On reviendra un jour à l’écriture script et à la plume d’oie, vous verrez …

Au cours d’un pèlerinage méditatif déambulatoire, on se prend beaucoup moins au sérieux que lorsqu’on est assis à une table de travail, la tête entre les mains, seul à rêvasser devant la fenêtre ouverte. Sur la route, on est beaucoup plus près de la réalité matérielle, naturelle. C’est tantôt le corps, tantôt le cœur, parfois l’esprit quand même, qui fonctionne. Alors finalement c’est plus équilibré … plus superficiel aussi peut-être, mais plus drôle !

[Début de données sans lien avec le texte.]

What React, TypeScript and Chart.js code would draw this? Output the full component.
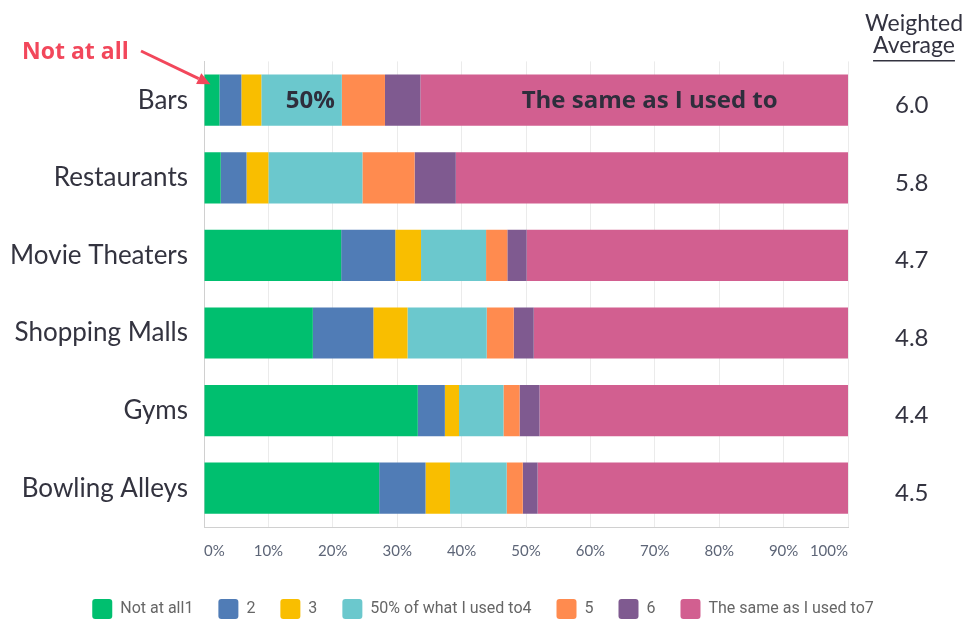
import { useEffect, useRef } from "react";
import { Chart, registerables } from "chart.js";

Chart.register(...registerables);

const categories = ["Bars", "Restaurants", "Movie Theaters", "Shopping Malls", "Gyms", "Bowling Alleys"];
const seriesLabels = ["Not at all1", "2", "3", "50% of what I used to4", "5", "6", "The same as I used to7"];
const notAtAll = [2.4, 2.6, 21.3, 16.9, 33.2, 27.2];
const two = [3.4, 4.0, 8.4, 9.4, 4.2, 7.2];
const three = [3.1, 3.4, 4.0, 5.3, 2.2, 3.8];
const fiftyPct = [12.5, 14.6, 10.1, 12.3, 6.9, 8.8];
const five = [6.7, 8.1, 3.3, 4.2, 2.5, 2.5];
const six = [5.5, 6.4, 3.0, 3.1, 3.1, 2.3];
const same = [66.4, 60.9, 49.9, 48.8, 47.9, 48.2];
const weightedAvg = ["6.0", "5.8", "4.7", "4.8", "4.4", "4.5"];
const headerLines = ["Weighted", "Average"];
const colors = ["#00bf6f", "#507cb6", "#f9be00", "#6bc8cd", "#ff8b4f", "#7f5a90", "#d25f90"];

const FONT = "Lato, 'Open Sans', sans-serif";
const BOLD_FONT = "'Open Sans', Lato, sans-serif";
const LEGEND_FONT = "Roboto, 'Noto Sans', sans-serif";

export default function App() {
  const ref = useRef<HTMLCanvasElement>(null);
  useEffect(() => {
    if (!ref.current) return;
    const seriesData = [notAtAll, two, three, fiftyPct, five, six, same];

    const annot = {
      id: "annot",
      afterDraw(chart: any) {
        const { ctx } = chart;
        const x = chart.scales.x;
        const y = chart.scales.y;
        const y2 = chart.scales.y2;
        ctx.save();
        // header
        const cx = y2.left + 66;
        ctx.fillStyle = "#333340";
        ctx.font = `23px ${FONT}`;
        ctx.textAlign = "center";
        ctx.textBaseline = "alphabetic";
        ctx.fillText(headerLines[0], cx, 31);
        ctx.fillText(headerLines[1], cx, 53);
        const w = ctx.measureText(headerLines[1]).width;
        ctx.fillRect(cx - w / 2, 60, w, 1.5);

        // in-bar labels
        const yb = y.getPixelForValue(0);
        ctx.font = `bold 24px ${BOLD_FONT}`;
        ctx.fillStyle = "#2e2e3c";
        ctx.textBaseline = "middle";
        ctx.fillText("50%", x.getPixelForValue(16.5), yb + 1);
        ctx.fillText("The same as I used to", x.getPixelForValue(69.2), yb + 1);

        // "Not at all" annotation
        ctx.font = `bold 23px ${BOLD_FONT}`;
        ctx.textAlign = "left";
        ctx.textBaseline = "alphabetic";
        ctx.fillStyle = "#f2475b";
        ctx.fillText("Not at all", 22, 59);

        // arrow
        const sx = 141, sy = 51;
        const tx = x.getPixelForValue(1), ty = yb - 16;
        const ang = Math.atan2(ty - sy, tx - sx);
        const hl = 13, hw = 6;
        const bx = tx - hl * Math.cos(ang), by = ty - hl * Math.sin(ang);
        ctx.strokeStyle = "#f2475b";
        ctx.lineWidth = 3;
        ctx.beginPath();
        ctx.moveTo(sx, sy);
        ctx.lineTo(bx, by);
        ctx.stroke();
        ctx.beginPath();
        ctx.moveTo(tx, ty);
        ctx.lineTo(bx + hw * Math.sin(ang), by - hw * Math.cos(ang));
        ctx.lineTo(bx - hw * Math.sin(ang), by + hw * Math.cos(ang));
        ctx.closePath();
        ctx.fill();
        ctx.restore();
      },
    };

    const chart = new Chart(ref.current, {
      type: "bar",
      data: {
        labels: categories,
        datasets: seriesLabels.map((l, i) => ({
          label: l,
          data: seriesData[i],
          backgroundColor: colors[i],
          borderWidth: 0,
          categoryPercentage: 1,
          barPercentage: 0.66,
        })),
      },
      options: {
        indexAxis: "y",
        animation: false,
        responsive: true,
        maintainAspectRatio: false,
        layout: { padding: { top: 59, left: 0, right: 0, bottom: 1 } },
        scales: {
          x: {
            stacked: true,
            min: 0,
            max: 100,
            position: "bottom",
            grid: { color: "#ebebeb", drawTicks: false },
            border: { color: "#d0d0d0", width: 1 },
            ticks: {
              stepSize: 10,
              padding: 15,
              align: "inner",
              color: "#5d6577",
              font: { family: FONT, size: 15 },
              callback: (v: any) => v + "%",
            },
            afterFit: (s: any) => {
              s.height = 47;
            },
          },
          y: {
            stacked: true,
            grid: { display: false, drawTicks: false },
            border: { color: "#d0d0d0", width: 1 },
            ticks: { padding: 16, color: "#33333f", font: { family: FONT, size: 26 } },
            afterFit: (s: any) => {
              s.width = 204;
            },
          },
          y2: {
            type: "category",
            labels: weightedAvg,
            position: "right",
            offset: true,
            grid: { display: false, drawTicks: false },
            border: { display: false },
            ticks: { padding: 47, labelOffset: 5, color: "#333340", font: { family: FONT, size: 24 } },
            afterFit: (s: any) => {
              s.width = 118;
            },
          },
        } as any,
        plugins: {
          legend: {
            position: "bottom",
            labels: {
              boxWidth: 20,
              boxHeight: 20,
              padding: 25,
              color: "#666666",
              useBorderRadius: true,
              borderRadius: 3,
              font: { family: LEGEND_FONT, size: 16 },
            },
          } as any,
          tooltip: { enabled: false },
        },
      },
      plugins: [annot],
    });
    return () => chart.destroy();
  }, []);

  return (
    <div style={{ position: "absolute", left: 0, top: 0, width: 966, height: 620, overflow: "hidden", background: "#fff" }}>
      <div style={{ position: "relative", width: 966, height: 630 }}>
        <canvas ref={ref} />
      </div>
    </div>
  );
}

… La rivière, les pieds dans l’eau que j’attendais … Oui, tout arrive (cri d’oiseau perçant, c’est un paon). Allez, vas-y, fais la roue, tu ne veux pas ? Oh qu’il est beau ce paon, tout bleu dans l’herbe verte … Il ne se passe rien, il n’y a rien d’autre à voir … Mais on entend des choses, assez différentes, c’est romantique (mon dictaphone a le hoquet).